Le travail a longtemps été justifié par des moteurs religieux, politiques et économiques. Ni la promesse du salut après une vie laborieuse, ni l’utopie d’un avenir sans classes, ni la garantie d’une prospérité matérielle croissante ne suffisent à donner du sens au travail. Dans un monde où la subsistance seule ne justifie plus l’effort, il devient impératif de repenser l’idéal collectif du travail. L’essayiste Antoine Foucher propose une voie nouvelle : celle du travail choisi et accompli, qui permet à chacun de se réaliser en transformant le monde. Décryptage.

 

Le déclin des justifications traditionnelles du travail

Depuis des siècles, le travail a reposé sur trois grandes justifications :

La justification religieuse

Travailler était une nécessité imposée par la condition humaine, mais qui trouvait sa récompense dans l’au-delà. Cette vision, profondément ancrée dans la culture chrétienne occidentale, a progressivement perdu son influence avec la sécularisation de nos sociétés.

La justification politique

Le travail était vu comme un moteur de progrès collectif, notamment dans les idéologies marxistes qui promettaient un monde sans inégalités. Or, l’effondrement des grands récits révolutionnaires et la persistance des inégalités ont mis à mal cette vision utopique.

La justification économique

Travailler devait permettre d’améliorer son niveau de vie et d’assurer à ses enfants un avenir meilleur. Pourtant, cette promesse est aujourd’hui remise en question par une stagnation des revenus, une précarisation de l’emploi et une crise du pouvoir d’achat.

Face à l’affaiblissement de ces justifications, une part croissante de la population cherche à subvenir à ses besoins autrement qu’en travaillant : en vivant de rentes, d’héritages ou en partant le plus tôt possible à la retraite. Dès lors, si le travail ne sert plus qu’à assurer une simple subsistance, pourquoi y consacrer son énergie ?

 

Un enjeu stratégique pour l’avenir

Au-delà des considérations philosophiques, la question du travail revêt une dimension stratégique et géopolitique. L’Europe fait face à une concurrence mondiale accrue, notamment de la part des pays asiatiques où les populations sont souvent mieux formées et plus engagées dans le travail.

Si nous voulons préserver notre indépendance et notre modèle social, il est nécessaire de miser sur l’innovation, la formation et la montée en compétences pour rester compétitifs.

 

Le travail choisi : un nouveau modèle à construire

La solution avancée par Antoine Foucher repose sur un changement de paradigme : passer d’un travail subi à un travail choisi, porteur de sens et de réalisation personnelle.
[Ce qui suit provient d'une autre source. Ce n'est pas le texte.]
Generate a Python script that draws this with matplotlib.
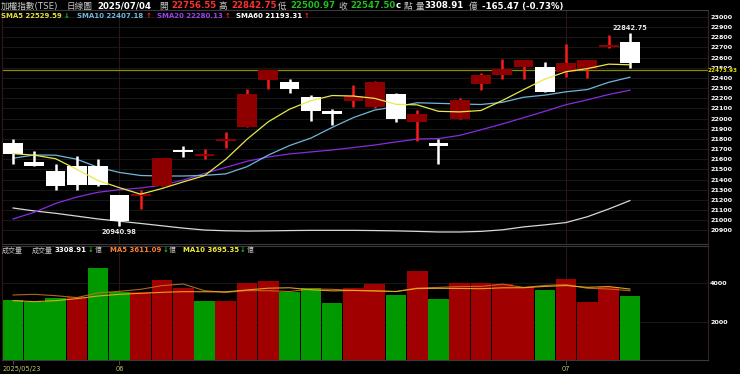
import numpy as np
import matplotlib
matplotlib.use("Agg")
import matplotlib.pyplot as plt

plt.rcParams['font.family'] = ['DejaVu Sans', 'Noto Sans CJK TC']

# ---------- data ----------
dates = ["2025/05/23", "2025/05/26", "2025/05/27", "2025/05/28", "2025/05/29",
         "2025/06/02", "2025/06/03", "2025/06/04", "2025/06/05", "2025/06/06",
         "2025/06/09", "2025/06/10", "2025/06/11", "2025/06/12", "2025/06/13",
         "2025/06/16", "2025/06/17", "2025/06/18", "2025/06/19", "2025/06/20",
         "2025/06/23", "2025/06/24", "2025/06/25", "2025/06/26", "2025/06/27",
         "2025/06/30", "2025/07/01", "2025/07/02", "2025/07/03", "2025/07/04"]

open_ = [21762, 21573, 21484, 21534, 21530, 21249, 21240, 21335, 21682, 21633,
         21782, 21921, 22378, 22364, 22215, 22057, 22172, 22113, 22239, 21964,
         21745, 22000, 22344, 22431, 22510, 22510, 22460, 22484, 22700, 22756.55]
high = [21798, 21679, 21550, 21630, 21603, 21249, 21299, 21616, 21732, 21699,
        21865, 22295, 22477, 22391, 22229, 22093, 22331, 22371, 22255, 22086,
        21795, 22199, 22444, 22586, 22579, 22556, 22735, 22579, 22818, 22842.75]
low = [21557, 21537, 21302, 21302, 21340, 20940.98, 21110, 21335, 21623, 21606,
       21712, 21921, 22295, 22252, 21980, 21934, 22119, 22103, 21970, 21782,
       21550, 22000, 22285, 22391, 22391, 22258, 22411, 22397, 22690, 22500.97]
close = [21649, 21537, 21335, 21351, 21345, 20994, 21255, 21616, 21673, 21656,
         21795, 22245, 22477, 22292, 22073, 22050, 22219, 22361, 22000, 22047,
         21735, 22186, 22431, 22493, 22579, 22258, 22550, 22579, 22712.97, 22547.50]

sma5 = [21655, 21640, 21605, 21500, 21390, 21320, 21256, 21312, 21377, 21439,
        21599, 21797, 21969, 22093, 22176, 22227, 22222, 22199, 22141, 22135,
        22072, 22066, 22080, 22178, 22285, 22389, 22462, 22492, 22536, 22529.59]
sma10 = [21610, 21642, 21640, 21600, 21520, 21470, 21440, 21435, 21435, 21441,
         21456, 21527, 21641, 21735, 21808, 21913, 22010, 22084, 22117, 22156,
         22150, 22144, 22139, 22160, 22210, 22231, 22264, 22286, 22357, 22407.18]
sma20 = [21012, 21078, 21165, 21228, 21275, 21300, 21317, 21345, 21395, 21460,
         21520, 21580, 21622, 21652, 21672, 21691, 21715, 21740, 21770, 21799,
         21803, 21835, 21890, 21947, 22009, 22072, 22137, 22185, 22237, 22280.13]
sma60 = [21120, 21091, 21068, 21040, 21012, 20990, 20968, 20945, 20922, 20903,
         20896, 20893, 20895, 20898, 20900, 20900, 20900, 20898, 20895, 20890,
         20884, 20884, 20890, 20905, 20934, 20954, 20977, 21034, 21110, 21193.31]

volume = [3125, 3038, 3212, 3299, 4809, 3524, 3559, 4167, 3733, 3073,
          3073, 4028, 4132, 3524, 3733, 2986, 3767, 3958, 3385, 4635,
          3160, 3993, 3993, 3976, 3785, 3663, 4219, 3038, 3785, 3308.91]
# volume up/down vs previous close (red = up, green = down)
vol_up = [0, 0, 0, 1, 0, 0, 1, 1, 1, 0, 1, 1, 1, 0, 0, 0, 1, 1, 0, 1,
          0, 1, 1, 1, 1, 0, 1, 1, 1, 0]
vol_ma5 = [3385, 3420, 3350, 3250, 3497, 3576, 3681, 3872, 3958, 3611,
           3521, 3615, 3608, 3566, 3698, 3681, 3628, 3594, 3566, 3746,
           3781, 3826, 3833, 3951, 3781, 3882, 3927, 3736, 3698, 3611.09]
vol_ma10 = [3090, 3038, 3090, 3194, 3333, 3420, 3472, 3524, 3559, 3554,
            3549, 3648, 3740, 3762, 3655, 3601, 3622, 3601, 3566, 3722,
            3731, 3727, 3713, 3759, 3764, 3832, 3877, 3785, 3825, 3695.35]

price_ticks = list(range(20900, 23001, 100))
vol_ticks = [2000, 4000]
ref_price = 22473.93

# ---------- figure ----------
W, H = 740, 374
fig = plt.figure(figsize=(W / 100, H / 100), dpi=100, facecolor='black')
renderer = fig.canvas.get_renderer()


def px_axes(x0, y0, x1, y1):
    return fig.add_axes([x0 / W, 1 - y1 / H, (x1 - x0) / W, (y1 - y0) / H])


def ftext(x, y, s, color, size=6.2, weight='bold', **kw):
    return fig.text(x / W, 1 - y / H, s, color=color, fontsize=size,
                    fontweight=weight, va='center', ha='left', **kw)


def right_edge(t):
    # right end of a text, in pixels from the left
    return t.get_window_extent(renderer).x1


ax = px_axes(2, 10, 708, 244)
axv = px_axes(2, 246, 708, 360)

x = np.arange(len(dates))
o = np.array(open_)
c = np.array(close)
h = np.array(high)
l = np.array(low)
up = c >= o

for a in (ax, axv):
    a.set_facecolor('black')
    a.set_xlim(-0.52, 32.67)
    a.tick_params(axis='x', length=0, labelbottom=False)
    a.yaxis.tick_right()
    a.tick_params(axis='y', length=0, pad=1.5, labelcolor='white', labelsize=4.6)
    for s in a.spines.values():
        s.set_color('#3a3a3a')
        s.set_linewidth(0.8)
    a.spines['left'].set_color('#3a1515')
    a.spines['right'].set_color('#3a2020')

# month boundaries
month_idx = [i for i in range(1, len(dates)) if dates[i][5:7] != dates[i - 1][5:7]]

# ---- price panel ----
ax.set_ylim(20765.7, 23068.9)
ax.set_yticks(price_ticks)
ax.set_yticklabels([str(t) for t in price_ticks], fontweight='bold')
for t in price_ticks:
    ax.axhline(t, color='#1c1c1c', lw=0.6, zorder=0)
for i in month_idx:
    ax.axvline(x[i], color='#2a1616', lw=0.8, zorder=0)

ax.axhline(ref_price, color='#8c8c00', lw=0.9, zorder=1)
ax.text(1.0, ref_price, f'{ref_price:.2f}', transform=ax.get_yaxis_transform(),
        color='#e6e600', fontsize=4.1, fontweight='bold', va='center', ha='left',
        clip_on=False, bbox=dict(facecolor='black', edgecolor='none', pad=0.1), zorder=5)

ax.plot(x, sma60, color='#d8d8d8', lw=0.9, zorder=2)
ax.plot(x, sma20, color='#8a2be2', lw=0.9, zorder=2)
ax.plot(x, sma10, color='#6fb7d9', lw=0.9, zorder=2)
ax.plot(x, sma5, color='#e8e84a', lw=0.9, zorder=4)

wick_col = np.where(up, '#ff1a1a', '#ffffff')
body_col = np.where(up, '#8e0000', '#ffffff')
ax.vlines(x, l, h, colors=wick_col, lw=1.8, zorder=3)
body_h = np.maximum(np.abs(c - o), 22)
ax.bar(x, body_h, bottom=np.minimum(o, c), width=0.93, color=body_col,
       edgecolor='none', zorder=3)

ih = int(np.argmax(h))
il = int(np.argmin(l))
ax.text(x[ih], h[ih] + 20, f'{h[ih]:.2f}', color='#e8e8e8', fontsize=4.8,
        fontweight='bold', ha='center', va='bottom', zorder=6)
ax.text(x[il], l[il] - 25, f'{l[il]:.2f}', color='#e8e8e8', fontsize=4.8,
        fontweight='bold', ha='center', va='top', zorder=6)

# ---- volume panel ----
axv.set_ylim(0, 5937)
axv.set_yticks(vol_ticks)
axv.set_yticklabels([str(t) for t in vol_ticks], fontweight='bold')
for t in vol_ticks:
    axv.axhline(t, color='#1c1c1c', lw=0.6, zorder=0)
for i in month_idx:
    axv.axvline(x[i], color='#2a1616', lw=0.8, zorder=0)
vcol = ['#a00000' if u else '#009a00' for u in vol_up]
axv.bar(x, volume, width=0.97, color=vcol, edgecolor='none', zorder=2)
axv.plot(x, vol_ma5, color='#c8701e', lw=0.8, alpha=0.9, zorder=3)
axv.plot(x, vol_ma10, color='#f0b020', lw=0.8, alpha=0.9, zorder=3)

# x labels
tick_idx = [0] + month_idx
for i in tick_idx:
    axv.plot([x[i], x[i]], [0, -200], color='#555555', lw=0.6, clip_on=False)
    lab = dates[i] if i == 0 else dates[i][5:7]
    ha = 'left' if i == 0 else 'center'
    xx = -0.48 if i == 0 else x[i]
    axv.text(xx, -330, lab, color='#c8c864', fontsize=4.8, ha=ha, va='top',
             clip_on=False)

# ---------- header ----------
gray = '#c8c8c8'
y1 = 6
ftext(1, y1, '加權指數(TSE)', gray, weight='normal')
ftext(67, y1, '日線圖', gray, weight='normal')
ftext(97, y1, dates[-1], 'white')
ftext(159, y1, '開', gray, weight='normal')
ftext(171, y1, f'{open_[-1]:.2f}', '#ff3030')
ftext(219, y1, '高', gray, weight='normal')
ftext(231, y1, f'{high[-1]:.2f}', '#ff3030')
ftext(278, y1, '低', gray, weight='normal')
ftext(290, y1, f'{low[-1]:.2f}', '#20c020')
ftext(338, y1, '收', gray, weight='normal')
ftext(350, y1, f'{close[-1]:.2f}', '#20c020')
ftext(396, y1, 'c', 'white')
ftext(404, y1, '點', gray, weight='normal')
ftext(416, y1, '量', gray, weight='normal')
ftext(424, y1, f'{volume[-1]:.2f}', 'white')
ftext(469, y1, '億', gray, weight='normal')
chg = close[-1] - close[-2]
ftext(482, y1, f'{chg:.2f} ({chg / close[-2] * 100:.2f}%)', 'white')

# SMA legend
y2 = 15.5
leg = [(1, 'SMA5', sma5, '#e0e040'), (77, 'SMA10', sma10, '#70b8e0'),
       (157, 'SMA20', sma20, '#a040f0'), (236, 'SMA60', sma60, '#ffffff')]
for xx, name, s, col in leg:
    t = ftext(xx, y2, f'{name} {s[-1]:.2f}', col, size=5.0)
    rising = s[-1] >= s[-2]
    ftext(right_edge(t) + 2, y2, '↑' if rising else '↓',
          '#ff2020' if rising else '#20c020', size=5.0)

# volume legend
y3 = 250
ftext(2, y3, '成交量', gray, size=5.0, weight='normal')
ftext(32, y3, '成交量', gray, size=5.0, weight='normal')
vol_leg = [(55, f'{volume[-1]:.2f}', 'white'),
           (110, f'MA5 {vol_ma5[-1]:.2f}', '#ff8030'),
           (183, f'MA10 {vol_ma10[-1]:.2f}', '#f0f030')]
for xx, s, col in vol_leg:
    t = ftext(xx, y3, s, col, size=5.0)
    a = ftext(right_edge(t) + 1, y3, '↓', '#20c020', size=5.0)
    ftext(right_edge(a) + 1, y3, '億', gray, size=5.0, weight='normal')

fig.savefig('out.png', dpi=100, facecolor='black')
Une meilleure rémunération du travail

Pour redonner au travail sa valeur, il est nécessaire d’en revaloriser la rémunération et de réduire l’écart avec d’autres sources de revenus comme la rente ou l’héritage. Cela pourrait passer par une réforme du financement de la protection sociale, en transférant une partie des charges des travailleurs vers les rentiers et les retraités les plus aisés.

Un travail qui fait sens

L’enjeu est de permettre à chacun de trouver du sens dans son travail. Un emploi choisi, qui correspond aux aspirations et aux compétences de l’individu, devient un vecteur d’accomplissement personnel. Ce modèle repose sur une refonte de l’orientation professionnelle et sur une meilleure adéquation entre formation et marché du travail.
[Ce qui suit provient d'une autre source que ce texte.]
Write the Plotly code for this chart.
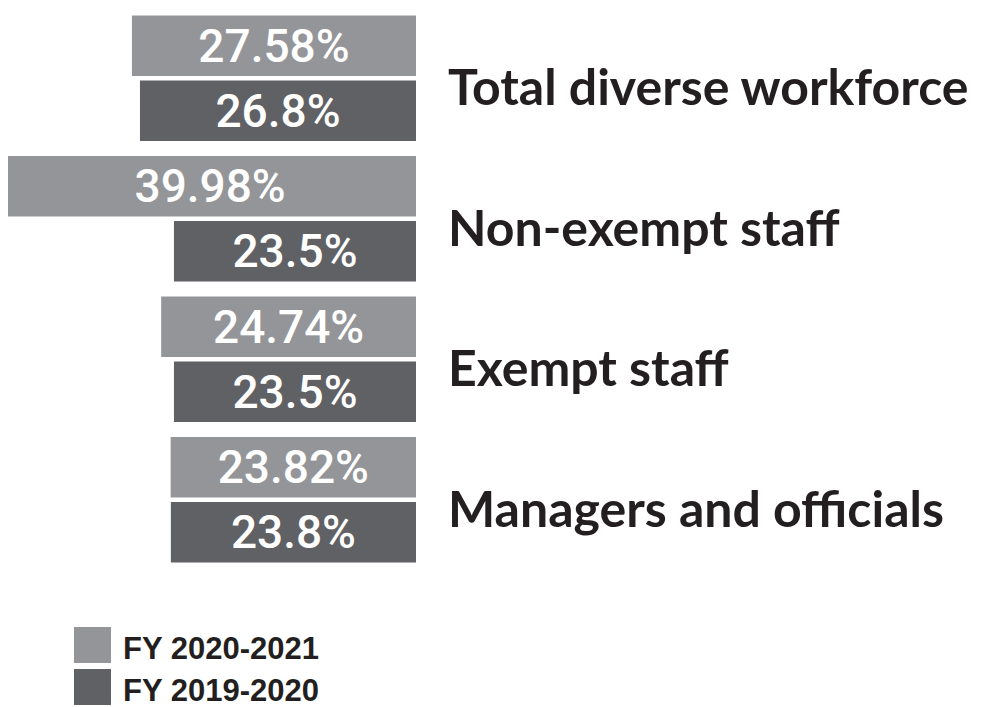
import plotly.graph_objects as go

categories = ["Total diverse workforce", "Non-exempt staff", "Exempt staff", "Managers and officials"]
series_names = ["FY 2020-2021", "FY 2019-2020"]
fy2021 = [27.58, 39.98, 24.74, 23.82]
fy2020 = [26.8, 23.5, 23.5, 23.8]

light = "#949599"
dark = "#606165"
label_color = "#231f20"

# page is 982x707; the html body adds an 8px margin, so the figure is drawn 8px in
OFF = 8
W, H = 982 - OFF, 707 - OFF


def px(x):
    return (x - OFF) / W


def py(y):
    return 1 - (y - OFF) / H


fig = go.Figure()
for name, vals, col in [(series_names[0], fy2021, light), (series_names[1], fy2020, dark)]:
    fig.add_trace(go.Bar(
        y=categories, x=vals, orientation="h", name=name,
        marker=dict(color=col, line=dict(width=0)),
        text=[f"{v}%" for v in vals],
        textposition="inside", insidetextanchor="middle",
        textfont=dict(family="Roboto, Liberation Sans, sans-serif", size=46, color="white",
                      weight=500),
        showlegend=False, hoverinfo="skip",
    ))

fig.update_layout(
    width=W, height=H,
    margin=dict(l=0, r=0, t=0, b=0),
    paper_bgcolor="white", plot_bgcolor="white",
    barmode="group", bargap=0.073, bargroupgap=0.07,
    uniformtext=dict(minsize=46, mode="show"),
    xaxis=dict(domain=[0, px(416)], range=[(416 - OFF) / 10.3, 0], visible=False, fixedrange=True),
    yaxis=dict(domain=[py(570), py(8)], range=[3.5, -0.5], visible=False,
               type="category", categoryarray=categories, fixedrange=True),
)

# category labels to the right of the bars
for c in categories:
    fig.add_annotation(
        x=px(446), xref="paper", y=c, yref="y", xanchor="left", yanchor="middle",
        text=c, showarrow=False, yshift=-8,
        font=dict(family="Lato, sans-serif", size=50, color=label_color, weight="bold"),
    )

# custom legend
leg = [(series_names[0], light, 627, 663), (series_names[1], dark, 669, 705)]
for name, col, top, bot in leg:
    fig.add_shape(type="rect", xref="paper", yref="paper",
                  x0=px(74), x1=px(111), y0=py(bot), y1=py(top),
                  fillcolor=col, line=dict(width=0))
    fig.add_annotation(x=px(121), xref="paper", y=py((top + bot) / 2 + 3), yref="paper",
                       xanchor="left", yanchor="middle", text=name, showarrow=False,
                       font=dict(family="Liberation Sans, Arial, sans-serif", size=31,
                                 color=label_color, weight="bold"))

fig.write_html("out.html")
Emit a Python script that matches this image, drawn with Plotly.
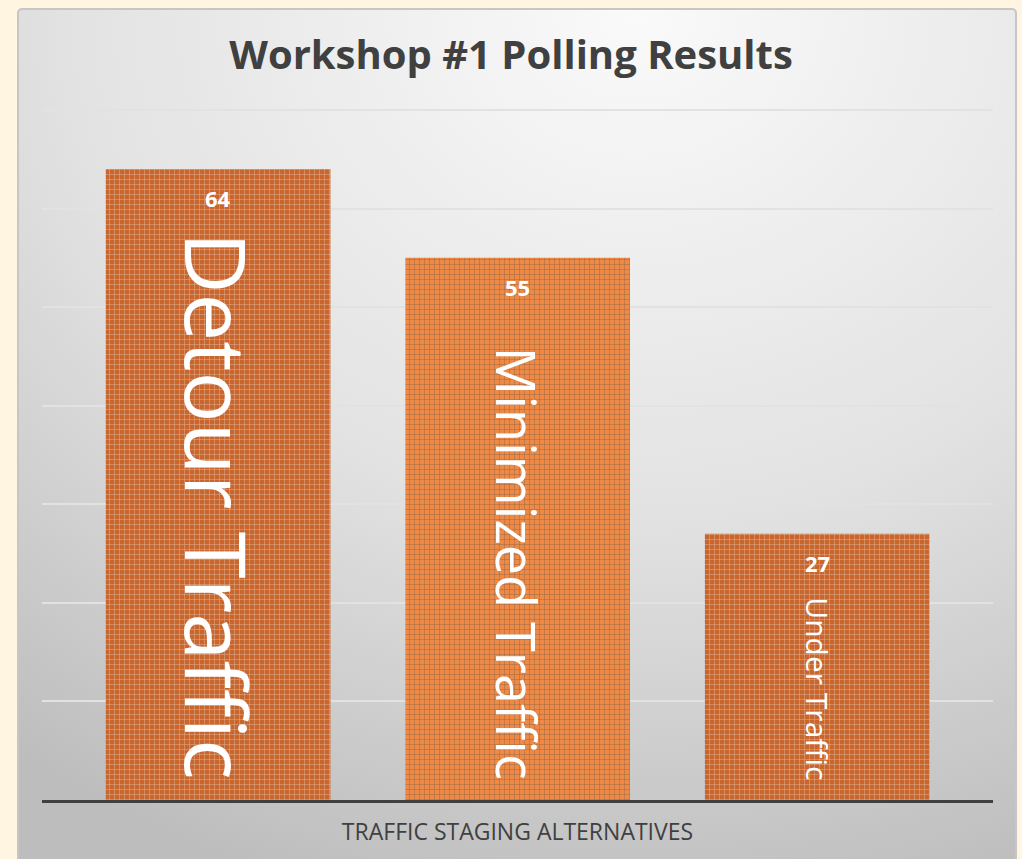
import base64
import plotly.graph_objects as go

# ---- data ----
categories = ["Detour Traffic", "Minimized Traffic", "Under Traffic"]
votes = [64, 55, 27]
label_sizes = [85, 54, 30]
bar_colors = ["#C8662E", "#EE8A45", "#C8662E"]
pattern_colors = ["#EDB08A", "#FBC29A", "#EDB08A"]
title_text = "Workshop #1 Polling Results"
x_title = "TRAFFIC STAGING ALTERNATIVES"

W, H = 1022, 859
L, R, T, B = 42, 29, 107, 59
pw, ph = W - L - R, H - T - B

# background panel (gradient) as an inline SVG image
panel_x0, panel_x1, panel_y0, panel_y1 = 17, 1017, 8, 880
sw, sh = panel_x1 - panel_x0, panel_y1 - panel_y0
svg = f'''<svg xmlns="http://www.w3.org/2000/svg" width="{sw}" height="{sh}" viewBox="0 0 {sw} {sh}" preserveAspectRatio="none">
<defs><radialGradient id="g" cx="0.62" cy="0.0" r="1.05" gradientUnits="objectBoundingBox">
<stop offset="0" stop-color="#FAFAFA"/><stop offset="0.55" stop-color="#E2E2E2"/><stop offset="1" stop-color="#BDBDBD"/></radialGradient></defs>
<rect x="1" y="1" width="{sw-2}" height="{sh+10}" rx="4" fill="url(#g)" stroke="#C6C6C6" stroke-width="2"/>
</svg>'''
src = "data:image/svg+xml;base64," + base64.b64encode(svg.encode()).decode()

fig = go.Figure()
fig.add_trace(go.Bar(
    x=categories, y=votes,
    marker=dict(color=bar_colors, line=dict(width=0),
                pattern=dict(shape="+", fillmode="overlay", fgcolor=pattern_colors,
                             size=5, solidity=0.2, fgopacity=0.45)),
    width=0.75, hoverinfo="skip",
))

annotations = []
for c, v, s in zip(categories, votes, label_sizes):
    annotations.append(dict(x=c, y=v, xref="x", yref="y", text=f"<b>{v}</b>", showarrow=False,
                            yanchor="top", yshift=-12,
                            font=dict(family="Open Sans", size=22, color="white")))
    annotations.append(dict(x=c, y=0, xref="x", yref="y", text=c, showarrow=False, textangle=90,
                            yanchor="bottom", yshift=18,
                            font=dict(family="Open Sans", size=s, color="white")))

fig.update_layout(
    width=W, height=H,
    margin=dict(l=L, r=R, t=T, b=B, pad=0),
    paper_bgcolor="#FFF5E0",
    plot_bgcolor="rgba(0,0,0,0)",
    showlegend=False,
    title=dict(text=f"<b>{title_text}</b>", x=0.5, xanchor="center", y=1 - 55 / H, yanchor="middle",
               font=dict(family="Open Sans", size=40, color="#404040")),
    xaxis=dict(range=[-0.588, 2.587], showticklabels=False, ticks="", showgrid=False,
               showline=True, linecolor="#404040", linewidth=3, zeroline=False,
               title=dict(text=x_title, standoff=22, font=dict(family="Open Sans", size=23, color="#404040"))),
    yaxis=dict(range=[0, 70.3], dtick=10, showticklabels=False, ticks="", showgrid=True,
               gridcolor="#E2E2E2", gridwidth=2, zeroline=False, showline=False),
    images=[dict(source=src, xref="paper", yref="paper",
                 x=(panel_x0 - L) / pw, y=(H - B - panel_y0) / ph,
                 sizex=sw / pw, sizey=sh / ph, xanchor="left", yanchor="top",
                 sizing="stretch", layer="below")],
    annotations=annotations,
)

fig.write_html("out.html", config={"displayModeBar": False},
               post_script="document.body.style.margin='0';document.body.style.background='#FFF5E0';")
Le travail comme facteur de transformation du monde

L’idée fondamentale derrière cette vision est que le travail permet non seulement de subvenir à ses besoins, mais aussi d’agir sur le monde. C’est dans cette capacité à transformer la réalité que réside l’une des sources les plus profondes de satisfaction humaine.

 

Vers une nouvelle conception du travail

L’idéal collectif du travail pour le XXIe siècle ne doit pas être celui d’une société sans travail, mais bien d’une société où chacun peut travailler par choix et avec fierté. Un tel modèle permettrait de concilier les impératifs économiques avec le bien-être individuel et collectif.

En orientant les politiques publiques vers la valorisation du travail, en favorisant une meilleure adéquation entre aspirations et emplois, et en rendant le travail plus gratifiant, nous pourrions redonner au travail sa place centrale dans notre société.